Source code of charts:
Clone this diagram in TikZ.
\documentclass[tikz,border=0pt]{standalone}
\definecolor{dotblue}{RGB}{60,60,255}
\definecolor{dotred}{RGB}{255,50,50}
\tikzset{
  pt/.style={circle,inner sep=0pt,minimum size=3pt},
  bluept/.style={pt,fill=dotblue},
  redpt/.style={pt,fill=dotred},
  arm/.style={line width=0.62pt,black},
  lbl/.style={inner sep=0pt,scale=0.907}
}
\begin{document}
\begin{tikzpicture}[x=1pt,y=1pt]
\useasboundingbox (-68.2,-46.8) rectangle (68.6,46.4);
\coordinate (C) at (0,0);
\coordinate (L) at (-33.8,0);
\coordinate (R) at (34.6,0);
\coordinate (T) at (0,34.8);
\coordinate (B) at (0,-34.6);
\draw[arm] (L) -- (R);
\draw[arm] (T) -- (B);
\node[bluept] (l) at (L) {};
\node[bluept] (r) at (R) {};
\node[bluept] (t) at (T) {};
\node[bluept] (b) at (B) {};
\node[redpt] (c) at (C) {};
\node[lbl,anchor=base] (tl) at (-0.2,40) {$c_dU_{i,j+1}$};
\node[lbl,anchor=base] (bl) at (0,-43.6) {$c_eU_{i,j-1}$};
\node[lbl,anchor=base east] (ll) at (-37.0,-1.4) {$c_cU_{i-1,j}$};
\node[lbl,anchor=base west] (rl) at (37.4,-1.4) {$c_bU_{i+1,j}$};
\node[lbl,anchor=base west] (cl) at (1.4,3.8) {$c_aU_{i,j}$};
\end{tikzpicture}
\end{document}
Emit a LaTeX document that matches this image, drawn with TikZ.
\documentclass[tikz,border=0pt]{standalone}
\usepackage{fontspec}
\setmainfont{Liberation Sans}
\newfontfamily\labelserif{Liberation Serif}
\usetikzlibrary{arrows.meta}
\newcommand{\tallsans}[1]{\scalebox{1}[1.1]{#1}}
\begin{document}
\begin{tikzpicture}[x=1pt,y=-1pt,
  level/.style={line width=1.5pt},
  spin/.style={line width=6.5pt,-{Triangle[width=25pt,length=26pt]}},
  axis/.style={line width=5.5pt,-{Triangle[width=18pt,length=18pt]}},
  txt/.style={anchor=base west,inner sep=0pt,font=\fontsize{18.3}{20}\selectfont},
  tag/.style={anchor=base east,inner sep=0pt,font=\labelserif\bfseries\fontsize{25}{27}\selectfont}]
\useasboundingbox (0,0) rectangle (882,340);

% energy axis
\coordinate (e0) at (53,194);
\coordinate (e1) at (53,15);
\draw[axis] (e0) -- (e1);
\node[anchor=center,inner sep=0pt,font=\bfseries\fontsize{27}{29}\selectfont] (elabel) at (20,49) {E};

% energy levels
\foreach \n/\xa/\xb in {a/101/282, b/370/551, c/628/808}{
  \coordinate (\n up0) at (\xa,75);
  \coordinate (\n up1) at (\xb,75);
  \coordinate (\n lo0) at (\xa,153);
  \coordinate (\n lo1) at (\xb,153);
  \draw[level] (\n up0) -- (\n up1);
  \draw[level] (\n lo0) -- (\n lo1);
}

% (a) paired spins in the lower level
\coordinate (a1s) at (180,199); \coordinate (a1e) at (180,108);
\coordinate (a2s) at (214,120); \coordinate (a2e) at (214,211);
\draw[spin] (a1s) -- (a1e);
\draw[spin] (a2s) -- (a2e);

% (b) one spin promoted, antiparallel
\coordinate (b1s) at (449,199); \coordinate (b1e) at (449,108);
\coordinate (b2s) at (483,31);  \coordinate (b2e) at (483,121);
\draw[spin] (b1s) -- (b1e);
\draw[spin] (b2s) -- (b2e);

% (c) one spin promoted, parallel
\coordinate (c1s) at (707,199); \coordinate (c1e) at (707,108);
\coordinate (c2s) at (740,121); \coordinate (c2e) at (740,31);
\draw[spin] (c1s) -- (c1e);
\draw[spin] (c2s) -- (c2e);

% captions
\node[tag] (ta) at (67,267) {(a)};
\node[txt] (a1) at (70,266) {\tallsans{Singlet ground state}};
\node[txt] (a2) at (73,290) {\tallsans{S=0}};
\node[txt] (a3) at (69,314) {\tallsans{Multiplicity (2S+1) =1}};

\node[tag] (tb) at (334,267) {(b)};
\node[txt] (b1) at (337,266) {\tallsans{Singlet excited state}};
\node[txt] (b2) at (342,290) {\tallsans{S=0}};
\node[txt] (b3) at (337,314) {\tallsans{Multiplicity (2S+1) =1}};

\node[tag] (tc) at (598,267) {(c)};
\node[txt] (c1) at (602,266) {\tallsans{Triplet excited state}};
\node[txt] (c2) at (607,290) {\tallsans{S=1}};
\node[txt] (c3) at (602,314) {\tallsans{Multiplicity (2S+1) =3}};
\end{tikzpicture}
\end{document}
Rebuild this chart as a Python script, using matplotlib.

• **Exercise aim**: Repeat all of the entries exactly.

• **Response**:
Clone this diagram in TikZ.
\documentclass[tikz,border=0pt]{standalone}
\definecolor{dotblue}{RGB}{60,60,255}
\definecolor{dotred}{RGB}{255,50,50}
\tikzset{
  pt/.style={circle,inner sep=0pt,minimum size=3pt},
  bluept/.style={pt,fill=dotblue},
  redpt/.style={pt,fill=dotred},
  arm/.style={line width=0.62pt,black},
  lbl/.style={inner sep=0pt,scale=0.907}
}
\begin{document}
\begin{tikzpicture}[x=1pt,y=1pt]
\useasboundingbox (-68.2,-46.8) rectangle (68.6,46.4);
\coordinate (C) at (0,0);
\coordinate (L) at (-33.8,0);
\coordinate (R) at (34.6,0);
\coordinate (T) at (0,34.8);
\coordinate (B) at (0,-34.6);
\draw[arm] (L) -- (R);
\draw[arm] (T) -- (B);
\node[bluept] (l) at (L) {};
\node[bluept] (r) at (R) {};
\node[bluept] (t) at (T) {};
\node[bluept] (b) at (B) {};
\node[redpt] (c) at (C) {};
\node[lbl,anchor=base] (tl) at (-0.2,40) {$c_dU_{i,j+1}$};
\node[lbl,anchor=base] (bl) at (0,-43.6) {$c_eU_{i,j-1}$};
\node[lbl,anchor=base east] (ll) at (-37.0,-1.4) {$c_cU_{i-1,j}$};
\node[lbl,anchor=base west] (rl) at (37.4,-1.4) {$c_bU_{i+1,j}$};
\node[lbl,anchor=base west] (cl) at (1.4,3.8) {$c_aU_{i,j}$};
\end{tikzpicture}
\end{document}
Emit a LaTeX document that matches this image, drawn with TikZ.
\documentclass[tikz,border=0pt]{standalone}
\usepackage{fontspec}
\setmainfont{Liberation Sans}
\newfontfamily\labelserif{Liberation Serif}
\usetikzlibrary{arrows.meta}
\newcommand{\tallsans}[1]{\scalebox{1}[1.1]{#1}}
\begin{document}
\begin{tikzpicture}[x=1pt,y=-1pt,
  level/.style={line width=1.5pt},
  spin/.style={line width=6.5pt,-{Triangle[width=25pt,length=26pt]}},
  axis/.style={line width=5.5pt,-{Triangle[width=18pt,length=18pt]}},
  txt/.style={anchor=base west,inner sep=0pt,font=\fontsize{18.3}{20}\selectfont},
  tag/.style={anchor=base east,inner sep=0pt,font=\labelserif\bfseries\fontsize{25}{27}\selectfont}]
\useasboundingbox (0,0) rectangle (882,340);

% energy axis
\coordinate (e0) at (53,194);
\coordinate (e1) at (53,15);
\draw[axis] (e0) -- (e1);
\node[anchor=center,inner sep=0pt,font=\bfseries\fontsize{27}{29}\selectfont] (elabel) at (20,49) {E};

% energy levels
\foreach \n/\xa/\xb in {a/101/282, b/370/551, c/628/808}{
  \coordinate (\n up0) at (\xa,75);
  \coordinate (\n up1) at (\xb,75);
  \coordinate (\n lo0) at (\xa,153);
  \coordinate (\n lo1) at (\xb,153);
  \draw[level] (\n up0) -- (\n up1);
  \draw[level] (\n lo0) -- (\n lo1);
}

% (a) paired spins in the lower level
\coordinate (a1s) at (180,199); \coordinate (a1e) at (180,108);
\coordinate (a2s) at (214,120); \coordinate (a2e) at (214,211);
\draw[spin] (a1s) -- (a1e);
\draw[spin] (a2s) -- (a2e);

% (b) one spin promoted, antiparallel
\coordinate (b1s) at (449,199); \coordinate (b1e) at (449,108);
\coordinate (b2s) at (483,31);  \coordinate (b2e) at (483,121);
\draw[spin] (b1s) -- (b1e);
\draw[spin] (b2s) -- (b2e);

% (c) one spin promoted, parallel
\coordinate (c1s) at (707,199); \coordinate (c1e) at (707,108);
\coordinate (c2s) at (740,121); \coordinate (c2e) at (740,31);
\draw[spin] (c1s) -- (c1e);
\draw[spin] (c2s) -- (c2e);

% captions
\node[tag] (ta) at (67,267) {(a)};
\node[txt] (a1) at (70,266) {\tallsans{Singlet ground state}};
\node[txt] (a2) at (73,290) {\tallsans{S=0}};
\node[txt] (a3) at (69,314) {\tallsans{Multiplicity (2S+1) =1}};

\node[tag] (tb) at (334,267) {(b)};
\node[txt] (b1) at (337,266) {\tallsans{Singlet excited state}};
\node[txt] (b2) at (342,290) {\tallsans{S=0}};
\node[txt] (b3) at (337,314) {\tallsans{Multiplicity (2S+1) =1}};

\node[tag] (tc) at (598,267) {(c)};
\node[txt] (c1) at (602,266) {\tallsans{Triplet excited state}};
\node[txt] (c2) at (607,290) {\tallsans{S=1}};
\node[txt] (c3) at (602,314) {\tallsans{Multiplicity (2S+1) =3}};
\end{tikzpicture}
\end{document}
Rebuild this chart as a Python script, using matplotlib.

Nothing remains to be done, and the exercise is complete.